Police remain focused on local gang problems

A low turnout marked the final meeting of the Sunnyview Republican Women's Club before the group takes its annual summer break, but the handful of attendees was treated to an excellent presentation Tuesday afternoon by guest speaker Phil Schenck, deputy chief of the Sunnyside Police Department.

Schenck was filling in for Sen. Jim Honeyford, who was unable to attend due to a special legislative session underway in Olympia. Schenck told the group that he will be meeting with newly elected Washington Attorney General Bob Ferguson later this week to discuss ways to eradicate criminal gang activity.
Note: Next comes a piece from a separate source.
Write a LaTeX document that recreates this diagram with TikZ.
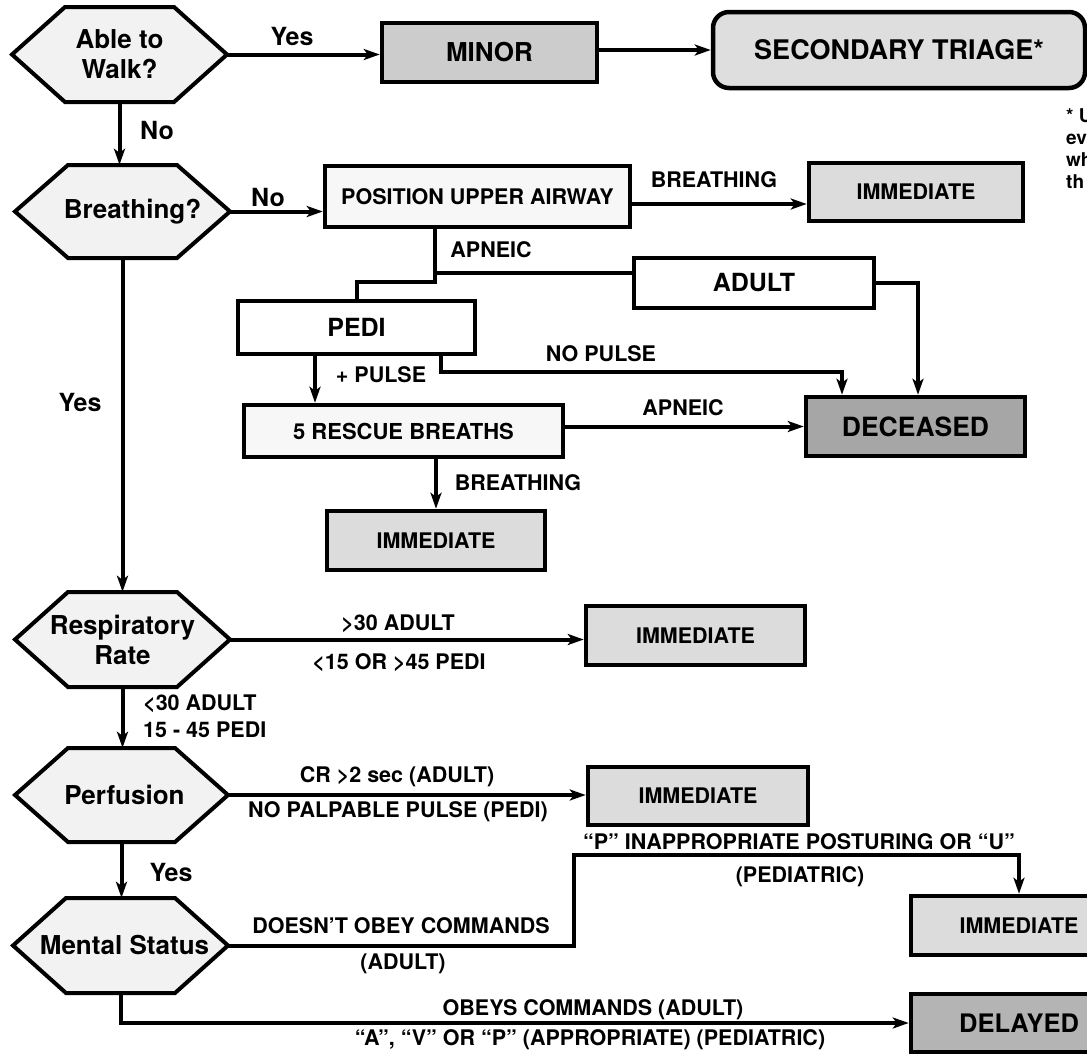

Schenck started with a short history lesson about Sunnyside and its gang problems.

"A few years ago, Sunnyside was a radically different place," Schenck said. "But now parents are willing to let their kids play on the streets again."

Schenck said the gang problems first became apparent in 1990 when the city had its first drive-by shooting.

"I was one of the officers who responded to that call," he said. "I was one who helped to solve it."

Schenck said the shooting involved a pickup truck with three teens in it. They were shot at by the occupants of a car that was trailing the truck. He said none of the teens were hit, which was a miracle because the pickup looked like Swiss cheese after the incident. But one bullet went through the truck, a fence, the wall of a house and hit a man resting on his couch in his own home.

"That was 1990," Schenck said. "They said it was just boys clubs getting rowdy. But boys clubs don't shoot at each other like that."

Schenck said the city managed to suppress the gangs for a time, but about six years later they came back in a surge. Another effort, mostly involving putting more police on the streets, quelled the outbreak. Again, the peace only lasted a few years.

Schenck stressed that current methods of suppression, while they work in the short-term, are not the solution to the problem of gangs. He said that the culture has to change fundamentally to stop the problem.

He cited Lt. Col. Dave Grossman, who argues that we are teaching our children to kill through violent media, including video games. Schenck noted a case in which a child who killed his classmates had a better accuracy rate than most police officers. The child learned to shoot through video games.

"We're always told that kids join gangs because they're poor," he said. "But we have four-point (GPA) students from good backgrounds in gangs."

He said that surveys of gang members once showed that people joined gangs to be part of something, to belong. That has changed, said Schenck. Many gang members now tell police they belong to gangs because it's fun. Many gang members are out seeking a thrill.

Schenck told the group that the American dream is that anyone who works hard enough can become a millionaire. Everyone can succeed and there is always room at the top.

But many people have a more limited view, he said. They feel that when someone else succeeds it somehow takes away from their own achievements. He compared the attitude to crabs in a bucket. If one climbs up, the others will grab its legs and pull it back down.

Schenck argued that changing the culture away from casual violence and back towards the American dream is how gangs will ultimately be defeated for good.

In the meantime, Sunnyside still has a gang problem, and it cannot change the culture by itself, so police have used all the tools at their disposal to fight gangs.

Schenck said the most useful tool for the police has been the crime-free rental program. It was designed to be as light a burden on landlords as possible while still being an effective tool to get gang members out of town.

"We want the gang members to leave," said Schenck. "The only acceptable place for a gang member to live is two states away."

The crime-free rental program has been a success in the city, Schenck said, but noted some gang members own their homes. The police have the ability to put liens on properties to get criminal activity to stop at those places, but Schenck said he hasn't used that tool yet.

"I'm not a big government guy," he said. "I'd rather not add to the burden."

Research has also shown that while some people will leave town when there is a crackdown on crime, many will stay and operate within the confines of the law. The trick is to keep them following the law long enough that going back to crime does not make sense, and to keep gang members from passing down criminal ways to their children, said Schenck.

To fight the latest gang problems, the police also increased the number of officers on the force. They focused on lateral hiring to get more experienced officers, as well.

"We became very expensive," said Schenck. "We were already expensive, but it got worse."

The force is down by a few officers now, including the loss of its crime analyst, which helps the financial bottom-line. However, the goal is to make sure citizens see police officers every day. And that can only be accomplished if the force has enough officers, he said.

"We need to have the community like and support the police," he said. "But we didn't want to end up being nice to gang members."

The police had to strike a balance. Schenck compared the local campaign to Iraq and Afghanistan.

"You can't make progress if everybody hates you," he said. "We have to win the hearts and minds of the people."

Schenck also said the job of the police is to make gang members feel uncomfortable, within the bounds of the law. He said the vision of the police department is to make Sunnyside the safest community in Washington state.

"Our mission is to eliminate gangs," Schenck said. "Not kill them, but get them to leave or to obey the law."

He said the police have gone after the infrastructure of the gangs, destroying the support network that allows them to function. While gangs are adapting, the police have to adapt faster.

"We are always looking for the best way," he said. "And we'll keep looking."